Question

If \[{\left( {\dfrac{9}{4}} \right)^{ - 4}} \times {\left( {\dfrac{2}{3}} \right)^3} = {\left( {\dfrac{p}{q}} \right)^{11}}\], find the value of \[{\left( {\dfrac{p}{q}} \right)^{ - 2}}\]

Answer 1

Hint: Here the question is related to the exponents. The fractional numbers having the exponents. First we simplify the given equation and hence we determine the value of \[\left( {\dfrac{p}{q}} \right)\] and then we determine the \[{\left( {\dfrac{p}{q}} \right)^{ - 2}}\], so by using the law of exponents we simplify the given question.

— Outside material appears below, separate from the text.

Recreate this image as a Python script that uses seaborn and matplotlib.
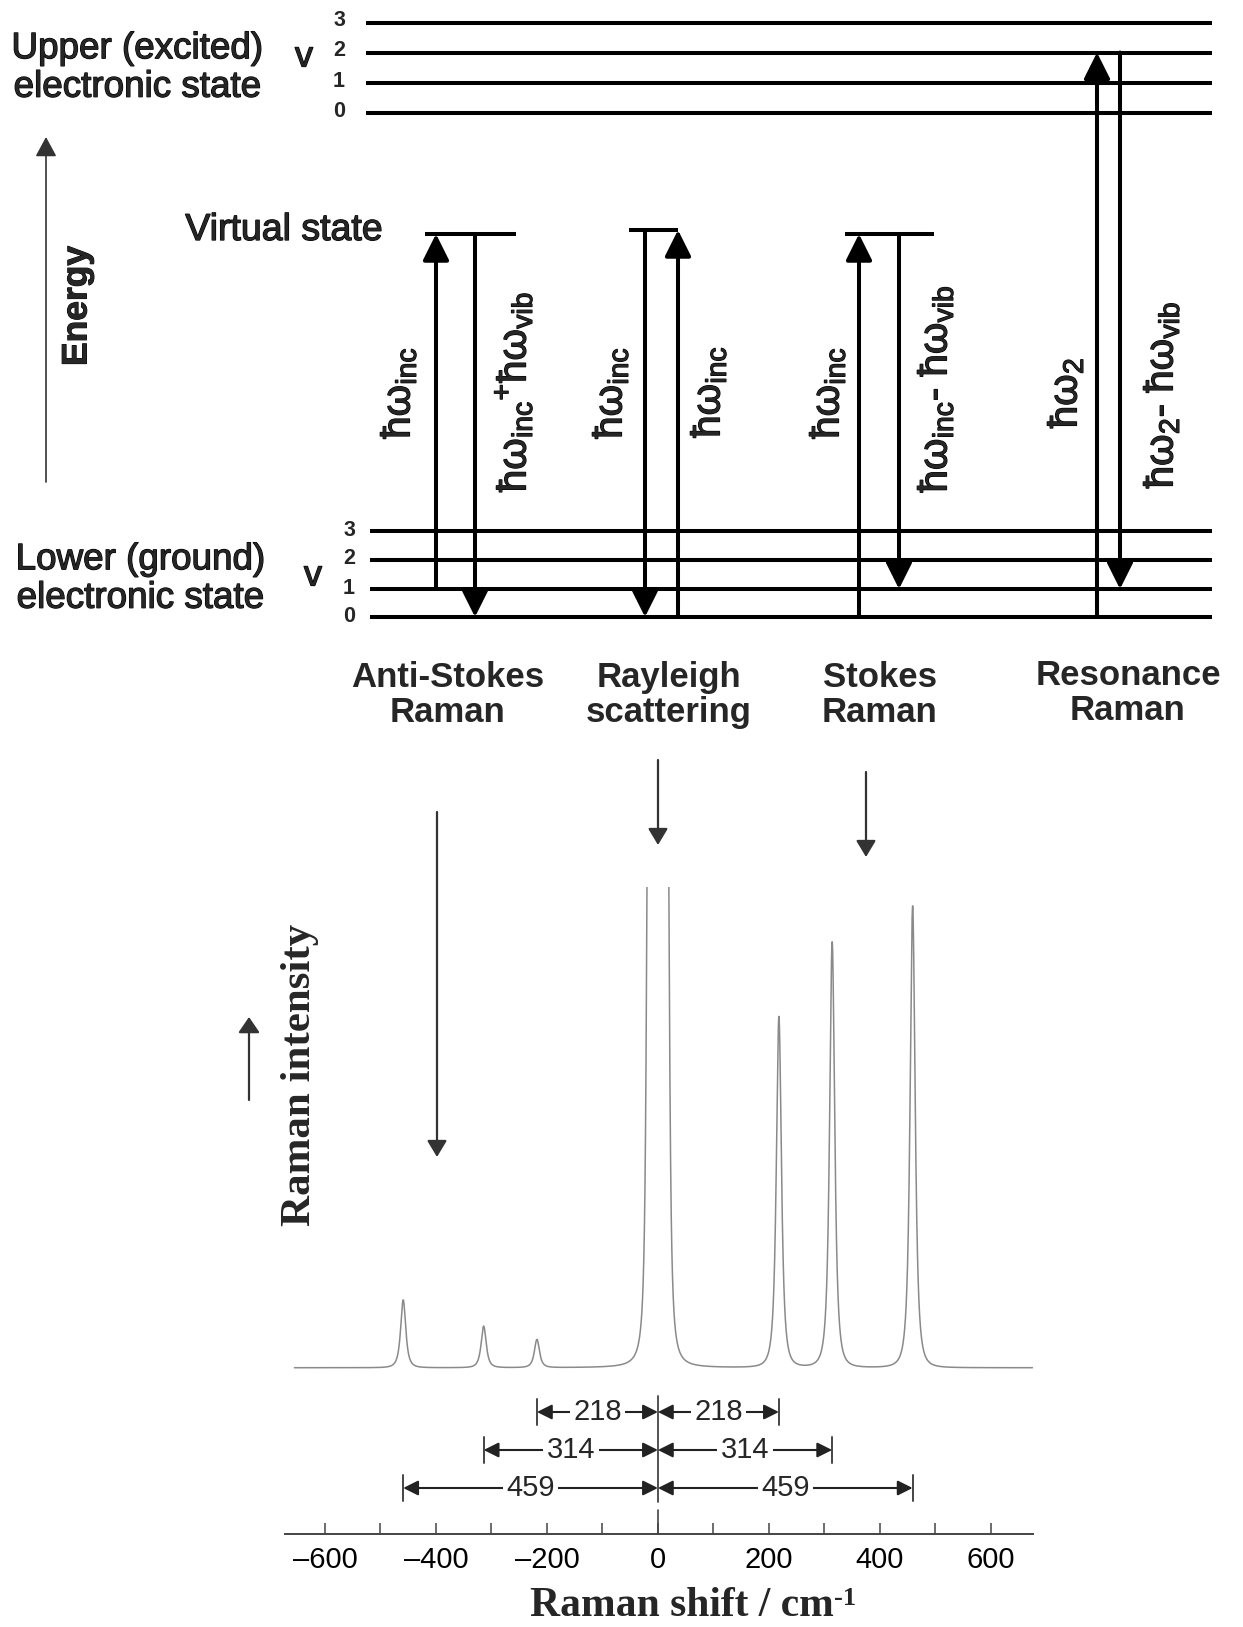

Complete step by step solution:
The number which is present in the question is in the form of fraction. In decimal number we have a numerator and denominator. The exponential number is defined as a number of times the number is multiplied by itself.
Now consider the given question.
\[{\left( {\dfrac{9}{4}} \right)^{ - 4}} \times {\left( {\dfrac{2}{3}} \right)^3} = {\left( {\dfrac{p}{q}} \right)^{11}}\]
As we known by the law of exponents \[{a^{ - m}} = \dfrac{1}{{{a^m}}}\] or if the fraction number has negative power means we can interchange the numerator value to the denominator and vice-versa. So we have
\[ \Rightarrow {\left( {\dfrac{4}{9}} \right)^4} \times {\left( {\dfrac{2}{3}} \right)^3} = {\left( {\dfrac{p}{q}} \right)^{11}}\]
The number 4 is a square of 2 and the number 9 is a square of 3. So the above inequality is written as
\[ \Rightarrow {\left( {\dfrac{{{2^2}}}{{{3^2}}}} \right)^4} \times {\left( {\dfrac{2}{3}} \right)^3} = {\left( {\dfrac{p}{q}} \right)^{11}}\]
The first term of the above inequality, the both numerator and denominator has power 2 we can consider as it whole. So we have
\[ \Rightarrow {\left( {{{\left( {\dfrac{2}{3}} \right)}^2}} \right)^4} \times {\left( {\dfrac{2}{3}} \right)^3} = {\left( {\dfrac{p}{q}} \right)^{11}}\]
By the law of exponents \[{\left( {{a^m}} \right)^n} = {a^{mn}}\], the above inequality is written as
\[ \Rightarrow {\left( {\dfrac{2}{3}} \right)^8} \times {\left( {\dfrac{2}{3}} \right)^3} = {\left( {\dfrac{p}{q}} \right)^{11}}\]
By the law of exponents \[{a^m} \times {a^n} = {a^{m + n}}\], the above inequality is written as
\[ \Rightarrow {\left( {\dfrac{2}{3}} \right)^{8 + 3}} = {\left( {\dfrac{p}{q}} \right)^{11}}\]
On adding 8 and 3 we have
\[ \Rightarrow {\left( {\dfrac{2}{3}} \right)^{11}} = {\left( {\dfrac{p}{q}} \right)^{11}}\]
The power of the both exponents which is present on the LHS and RHS is the same. So we can equate the base value.
\[ \Rightarrow \dfrac{p}{q} = \dfrac{2}{3}\]
Hence we have determined the value of \[\left( {\dfrac{p}{q}} \right)\].
Now we determine the value of \[{\left( {\dfrac{p}{q}} \right)^{ - 2}}\]
So we have
\[ \Rightarrow {\left( {\dfrac{p}{q}} \right)^{ - 2}} = {\left( {\dfrac{2}{3}} \right)^{ - 2}}\]
As we known by the law of exponents \[{a^{ - m}} = \dfrac{1}{{{a^m}}}\] or if the fraction number has negative power means we can interchange the numerator value to the denominator and vice-versa. So we have
\[ \Rightarrow {\left( {\dfrac{p}{q}} \right)^{ - 2}} = {\left( {\dfrac{3}{2}} \right)^2}\]
On squaring both numerator and denominator we have
\[ \Rightarrow {\left( {\dfrac{p}{q}} \right)^{ - 2}} = \dfrac{9}{4}\]
Hence we have determined the value.
So, the correct answer is “\[\dfrac{9}{4}\]”.

Note: In the other numbers except fractions if the number has a negative power we will write the form of a fraction. If the fraction number has a negative power or exponent we can interchange the value of the numerator to the denominator and vice versa. This process is implemented to other kinds of numbers also. Because the value of the denominator will be considered as 1.